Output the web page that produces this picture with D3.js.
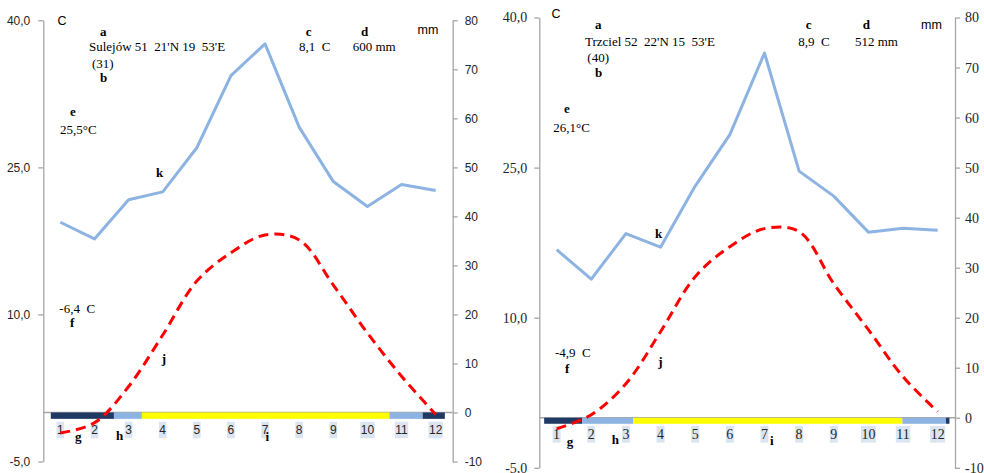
<!DOCTYPE html>
<html><head><meta charset="utf-8">
<script src="https://cdn.jsdelivr.net/npm/d3@7/dist/d3.min.js"></script>
<style>body{margin:0;background:#fff} svg{display:block} text{white-space:pre}</style>
</head><body>
<svg id="chart" width="984" height="473"></svg>
<script>
// ---------- DATA ----------
const months = ["1","2","3","4","5","6","7","8","9","10","11","12"];
const tempTickValues = [-5, 10, 25, 40];
const tempTickLabels = ["-5,0", "10,0", "25,0", "40,0"];
const precipTickValues = [-10, 0, 10, 20, 30, 40, 50, 60, 70, 80];
const precipTickLabels = ["-10", "0", "10", "20", "30", "40", "50", "60", "70", "80"];

const sulejowPrecip = [38.8, 35.4, 43.4, 45.0, 54.0, 68.7, 75.2, 58.2, 47.1, 42.0, 46.5, 45.3];
const sulejowTemp   = [-2.1, -1.05, 2.65, 7.9, 13.4, 16.3, 18.1, 17.6, 13.0, 8.1, 3.7, -0.2];
const sulejowSeasonBounds = [0.22, 2.07, 2.89, 10.15, 11.12, 11.77];

const trzcielPrecip = [33.6, 27.7, 36.8, 34.1, 46.3, 56.6, 72.9, 49.3, 44.3, 37.1, 37.9, 37.5];
const trzcielTemp   = [-1.1, 0.3, 3.4, 8.6, 14.1, 17.1, 18.9, 18.6, 13.4, 8.8, 4.1, 0.6];
const trzcielSeasonBounds = [0.14, 1.24, 2.71, 10.48, 11.74, 11.84];

const seasonTypes = ["cold", "transition", "warm", "transition", "cold"];

const sulejowTexts = ["Sulejów 51  21'N 19  53'E", "(31)", "8,1  C", "600 mm", "25,5°C", "-6,4  C"];
const trzcielTexts = ["Trzciel 52  22'N 15  53'E", "(40)", "8,9  C", "512 mm", "26,1°C", "-4,9  C"];
const letterKeys = ["a","b","c","d","e","f","g","h","i","j","k"];

// ---------- STYLE ----------
const seasonColor = {cold: "#1f3864", transition: "#8db3e2", warm: "#ffff00"};
const precipColor = "#8db3e2";
const tempColor = "#ff0000";
const axisColor = "#a6a6a6";
const sans = "'Liberation Sans', Arial, sans-serif";
const serif = "'Liberation Serif', 'Times New Roman', serif";

const svg = d3.select("#chart");

function drawPanel(cfg) {
  const g = svg.append("g");
  const x = d3.scaleBand().domain(months).range([cfg.x0, cfg.x1]).padding(0);
  const xm = d3.scaleLinear().domain([0, 12]).range([cfg.x0, cfg.x1]);
  const yT = d3.scaleLinear().domain([-5, 40]).range([cfg.yBot, cfg.yTop]);
  const yP = d3.scaleLinear().domain([-10, 80]).range([cfg.yBot, cfg.yTop]);
  const cx = m => x(m) + x.bandwidth() / 2;

  // left axis
  const la = g.append("g").attr("transform", `translate(${cfg.x0},0)`)
    .call(d3.axisLeft(yT).tickValues(tempTickValues).tickFormat((d, i) => tempTickLabels[i])
      .tickSizeInner(5).tickSizeOuter(0).tickPadding(cfg.lPad));
  const ra = g.append("g").attr("transform", `translate(${cfg.x1},0)`)
    .call(d3.axisRight(yP).tickValues(precipTickValues).tickFormat((d, i) => precipTickLabels[i])
      .tickSizeInner(5).tickSizeOuter(0).tickPadding(cfg.rPad));
  [la, ra].forEach(a => {
    a.select(".domain").attr("stroke", axisColor).attr("stroke-width", 1.3);
    a.selectAll(".tick line").attr("stroke", axisColor).attr("stroke-width", 1.3);
    a.selectAll(".tick text").attr("fill", "#262626").style("font-family", cfg.axisFont).style("font-size", cfg.axisSize + "px");
  });

  // zero line
  g.append("line").attr("x1", cfg.x0).attr("x2", cfg.x1).attr("y1", yT(0)).attr("y2", yT(0))
    .attr("stroke", axisColor).attr("stroke-width", 1.3);

  // season bar
  const segs = seasonTypes.map((t, i) => ({t, a: cfg.bounds[i], b: cfg.bounds[i + 1]}));
  g.selectAll("rect.season").data(segs).enter().append("rect").attr("class", "season")
    .attr("x", d => xm(d.a)).attr("width", d => xm(d.b) - xm(d.a))
    .attr("y", yT(0)).attr("height", yT(-cfg.barDepth) - yT(0))
    .attr("fill", d => seasonColor[d.t]);

  // month labels with boxes
  const ml = g.selectAll("g.ml").data(months).enter().append("g").attr("class", "ml");
  ml.each(function(m) {
    const sel = d3.select(this);
    const t = sel.append("text").attr("x", cx(m)).attr("y", cfg.monthY)
      .attr("text-anchor", "middle").attr("dominant-baseline", "central")
      .style("font-family", cfg.axisFont).style("font-size", cfg.axisSize + "px").attr("fill", "#262626").text(m);
    const w = t.node().getComputedTextLength() + 1;
    sel.insert("rect", "text").attr("x", cx(m) - w / 2).attr("width", w)
      .attr("y", cfg.monthY - cfg.boxH / 2).attr("height", cfg.boxH).attr("fill", "#dbe5f1");
  });

  // precipitation line
  g.append("path").datum(cfg.precip)
    .attr("d", d3.line().x((d, i) => cx(months[i])).y(d => yP(d)))
    .attr("fill", "none").attr("stroke", precipColor).attr("stroke-width", 3).attr("stroke-linejoin", "round");

  // temperature line
  g.append("path").datum(cfg.temp)
    .attr("d", d3.line().x((d, i) => cx(months[i])).y(d => yT(d)).curve(d3.curveCatmullRom.alpha(0.5)))
    .attr("fill", "none").attr("stroke", tempColor).attr("stroke-width", 3).attr("stroke-dasharray", "10,6");

  // annotation texts
  const T = cfg.texts;
  const items = [
    {s: "C", p: cfg.pos.C, f: sans, size: 12.5},
    {s: "mm", p: cfg.pos.mm, f: sans, size: 12.5},
    {s: T[0], p: cfg.pos.name}, {s: T[1], p: cfg.pos.years}, {s: T[2], p: cfg.pos.meanT},
    {s: T[3], p: cfg.pos.sumP}, {s: T[4], p: cfg.pos.maxT}, {s: T[5], p: cfg.pos.minT}
  ];
  letterKeys.forEach(k => items.push({s: k, p: cfg.pos[k], bold: true}));
  g.selectAll("text.ann").data(items).enter().append("text").attr("class", "ann")
    .attr("x", d => d.p[0]).attr("y", d => d.p[1])
    .style("font-family", d => d.f || serif).style("font-size", d => (d.size || 13) + "px")
    .style("font-weight", d => d.bold ? "bold" : "normal").attr("fill", "#000").text(d => d.s);
}

drawPanel({
  x0: 43.3, x1: 452.7, yTop: 20.3, yBot: 461.5, lPad: 8, rPad: 7,
  axisFont: sans, axisSize: 12, monthY: 430, boxH: 16.5, barDepth: 0.65,
  precip: sulejowPrecip, temp: sulejowTemp, bounds: sulejowSeasonBounds, texts: sulejowTexts,
  pos: {C: [57.5, 25], mm: [417.5, 34.3], name: [89, 50.7], years: [92, 67.7], meanT: [299, 50.7],
        sumP: [352.7, 50.7], maxT: [60, 134.3], minT: [59.3, 313.3],
        a: [100, 35.7], b: [100, 81.7], c: [305.7, 35.7], d: [361, 35.7], e: [70, 115.7],
        f: [70, 327.3], g: [75, 440.5], h: [116, 439.5], i: [265.5, 440.5], j: [161.7, 363.3], k: [156, 176.7]}
});

drawPanel({
  x0: 539.3, x1: 955, yTop: 17.5, yBot: 467.8, lPad: 7, rPad: 5,
  axisFont: serif, axisSize: 14, monthY: 434.3, boxH: 16.7, barDepth: 0.6,
  precip: trzcielPrecip, temp: trzcielTemp, bounds: trzcielSeasonBounds, texts: trzcielTexts,
  pos: {C: [551.5, 18.3], mm: [921, 29.3], name: [585, 46], years: [587.3, 61.7], meanT: [798.3, 45.7],
        sumP: [855, 45.7], maxT: [553.3, 131.7], minT: [555, 356.7],
        a: [595, 29.3], b: [595, 76.7], c: [805.7, 29.3], d: [862.7, 29.3], e: [564, 113.3],
        f: [565, 372.7], g: [566.7, 445.7], h: [611.7, 444], i: [770, 445], j: [658.3, 365.7], k: [655, 238.3]}
});
</script>
</body></html>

■ **EXERCISE REQUIREMENTS**: Copy out every line holding the string "with".

■ **EXERCISE OUTPUT**:
Output the web page that produces this picture with D3.js.
  // month labels with boxes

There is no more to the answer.